>>>

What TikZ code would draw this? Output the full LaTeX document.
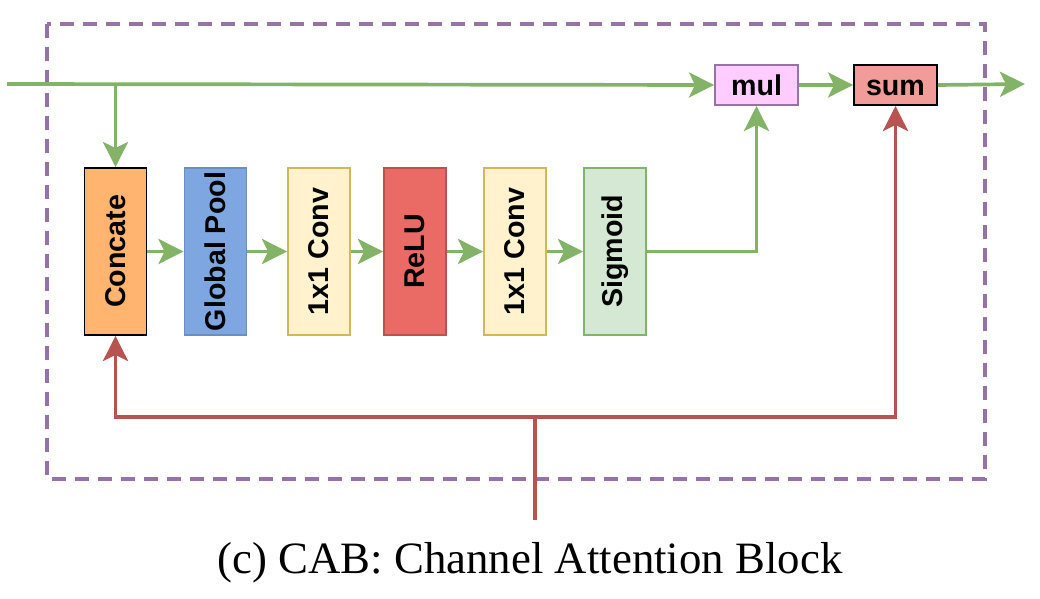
\documentclass[tikz,border=0pt]{standalone}
\usepackage{fontspec}
\setmainfont{Liberation Serif}
\setsansfont{Liberation Sans}
\usetikzlibrary{positioning,arrows.meta}
\definecolor{grn}{HTML}{82B366}
\definecolor{grnfill}{HTML}{D5E8D4}
\definecolor{rd}{HTML}{B85450}
\definecolor{rdfill}{HTML}{EA6B66}
\definecolor{prp}{HTML}{9673A6}
\definecolor{prpfill}{HTML}{FFCCFF}
\definecolor{orgfill}{HTML}{FFB570}
\definecolor{blu}{HTML}{6C8EBF}
\definecolor{blufill}{HTML}{7EA6E0}
\definecolor{ylw}{HTML}{D6B656}
\definecolor{ylwfill}{HTML}{FFF2CC}
\definecolor{sumfill}{HTML}{F19C99}
\tikzset{
blk/.style 2 args={
  rectangle,
  draw=#1,
  fill=#2,
  line width=1.1pt,
  rotate=90,
  minimum width=3.34cm,
  minimum height=1.24cm,
  font=\sffamily\bfseries\fontsize{16.3}{18}\selectfont,
  inner sep=0pt
  },
op/.style 2 args={
  rectangle,
  draw=#1,
  fill=#2,
  line width=1.1pt,
  minimum width=1.66cm,
  minimum height=0.8cm,
  text height=11.7pt,
  text depth=0pt,
  font=\sffamily\bfseries\fontsize{16.3}{18}\selectfont,
  inner sep=0pt
  },
gline/.style={draw=grn,line width=2.1pt},
rline/.style={draw=rd,line width=2.1pt}
}

\begin{document}
\begin{tikzpicture}[x=0.02cm,y=-0.02cm,
  >={Stealth[length=0.5cm,width=0.5cm,inset=0.12cm]}]
\useasboundingbox (0,0) rectangle (1040,598);
% dashed block frame
\draw[prp,line width=2.1pt,dash pattern=on 0.28cm off 0.18cm] (47,24) rectangle (985,479);
% channel attention chain (rotated boxes: west = bottom, east = top)
\node[blk={black}{orgfill}] (concat) at (115.5,251.5) {Concate};
\node[blk={blu}{blufill}]   (gpool)  at (215.5,251.5) {Global Pool};
\node[blk={ylw}{ylwfill}]   (conv1)  at (319,251.5)   {1x1 Conv};
\node[blk={rd}{rdfill}]     (relu)   at (415,251.5)   {ReLU};
\node[blk={ylw}{ylwfill}]   (conv2)  at (515,251.5)   {1x1 Conv};
\node[blk={grn}{grnfill}]   (sigm)   at (615,251.5)   {Sigmoid};
\node[op={prp}{prpfill}]    (mul)    at (756.5,85)    {mul};
\node[op={black}{sumfill}]  (sum)    at (895.5,85)    {sum};
\coordinate (in) at (7,84);
\coordinate (out) at (1025,84);
\coordinate (src) at (535,520);
\coordinate (split) at (535,417);
% green path
\draw[gline,->] (in) -- (mul.west);
\draw[gline,->] (concat.east |- in) -- (concat.east);
\draw[gline,->] (concat.south) -- (gpool.north);
\draw[gline,->] (gpool.south) -- (conv1.north);
\draw[gline,->] (conv1.south) -- (relu.north);
\draw[gline,->] (relu.south) -- (conv2.north);
\draw[gline,->] (conv2.south) -- (sigm.north);
\draw[gline,->] (sigm.south) -| (mul.south);
\draw[gline,->] (mul.east) -- (sum.west);
\draw[gline,->] (sum.east) -- (out);
% red path
\draw[rline,->] (src) -- (split) -| (concat.west);
\draw[rline,->] (split) -| (sum.south);
% caption
\node[font=\fontsize{25.5}{30}\selectfont] (cap) at (530,563) {(c) CAB: Channel Attention Block};
\end{tikzpicture}
\end{document}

<<<

=== WHAT THIS TASK INVOLVES ===
Print out the material word for word, omitting the pictures.

=== EXERCISE SOLUTION ===
What TikZ code would draw this? Output the full LaTeX document.
\documentclass[tikz,border=0pt]{standalone}
\usepackage{fontspec}
\setmainfont{Liberation Serif}
\setsansfont{Liberation Sans}
\usetikzlibrary{positioning,arrows.meta}
\definecolor{grn}{HTML}{82B366}
\definecolor{grnfill}{HTML}{D5E8D4}
\definecolor{rd}{HTML}{B85450}
\definecolor{rdfill}{HTML}{EA6B66}
\definecolor{prp}{HTML}{9673A6}
\definecolor{prpfill}{HTML}{FFCCFF}
\definecolor{orgfill}{HTML}{FFB570}
\definecolor{blu}{HTML}{6C8EBF}
\definecolor{blufill}{HTML}{7EA6E0}
\definecolor{ylw}{HTML}{D6B656}
\definecolor{ylwfill}{HTML}{FFF2CC}
\definecolor{sumfill}{HTML}{F19C99}
\tikzset{
blk/.style 2 args={
  rectangle,
  draw=#1,
  fill=#2,
  line width=1.1pt,
  rotate=90,
  minimum width=3.34cm,
  minimum height=1.24cm,
  font=\sffamily\bfseries\fontsize{16.3}{18}\selectfont,
  inner sep=0pt
  },
op/.style 2 args={
  rectangle,
  draw=#1,
  fill=#2,
  line width=1.1pt,
  minimum width=1.66cm,
  minimum height=0.8cm,
  text height=11.7pt,
  text depth=0pt,
  font=\sffamily\bfseries\fontsize{16.3}{18}\selectfont,
  inner sep=0pt
  },
gline/.style={draw=grn,line width=2.1pt},
rline/.style={draw=rd,line width=2.1pt}
}

\begin{document}
\begin{tikzpicture}[x=0.02cm,y=-0.02cm,
  >={Stealth[length=0.5cm,width=0.5cm,inset=0.12cm]}]
\useasboundingbox (0,0) rectangle (1040,598);
% dashed block frame
\draw[prp,line width=2.1pt,dash pattern=on 0.28cm off 0.18cm] (47,24) rectangle (985,479);
% channel attention chain (rotated boxes: west = bottom, east = top)
\node[blk={black}{orgfill}] (concat) at (115.5,251.5) {Concate};
\node[blk={blu}{blufill}]   (gpool)  at (215.5,251.5) {Global Pool};
\node[blk={ylw}{ylwfill}]   (conv1)  at (319,251.5)   {1x1 Conv};
\node[blk={rd}{rdfill}]     (relu)   at (415,251.5)   {ReLU};
\node[blk={ylw}{ylwfill}]   (conv2)  at (515,251.5)   {1x1 Conv};
\node[blk={grn}{grnfill}]   (sigm)   at (615,251.5)   {Sigmoid};
\node[op={prp}{prpfill}]    (mul)    at (756.5,85)    {mul};
\node[op={black}{sumfill}]  (sum)    at (895.5,85)    {sum};
\coordinate (in) at (7,84);
\coordinate (out) at (1025,84);
\coordinate (src) at (535,520);
\coordinate (split) at (535,417);
% green path
\draw[gline,->] (in) -- (mul.west);
\draw[gline,->] (concat.east |- in) -- (concat.east);
\draw[gline,->] (concat.south) -- (gpool.north);
\draw[gline,->] (gpool.south) -- (conv1.north);
\draw[gline,->] (conv1.south) -- (relu.north);
\draw[gline,->] (relu.south) -- (conv2.north);
\draw[gline,->] (conv2.south) -- (sigm.north);
\draw[gline,->] (sigm.south) -| (mul.south);
\draw[gline,->] (mul.east) -- (sum.west);
\draw[gline,->] (sum.east) -- (out);
% red path
\draw[rline,->] (src) -- (split) -| (concat.west);
\draw[rline,->] (split) -| (sum.south);
% caption
\node[font=\fontsize{25.5}{30}\selectfont] (cap) at (530,563) {(c) CAB: Channel Attention Block};
\end{tikzpicture}
\end{document}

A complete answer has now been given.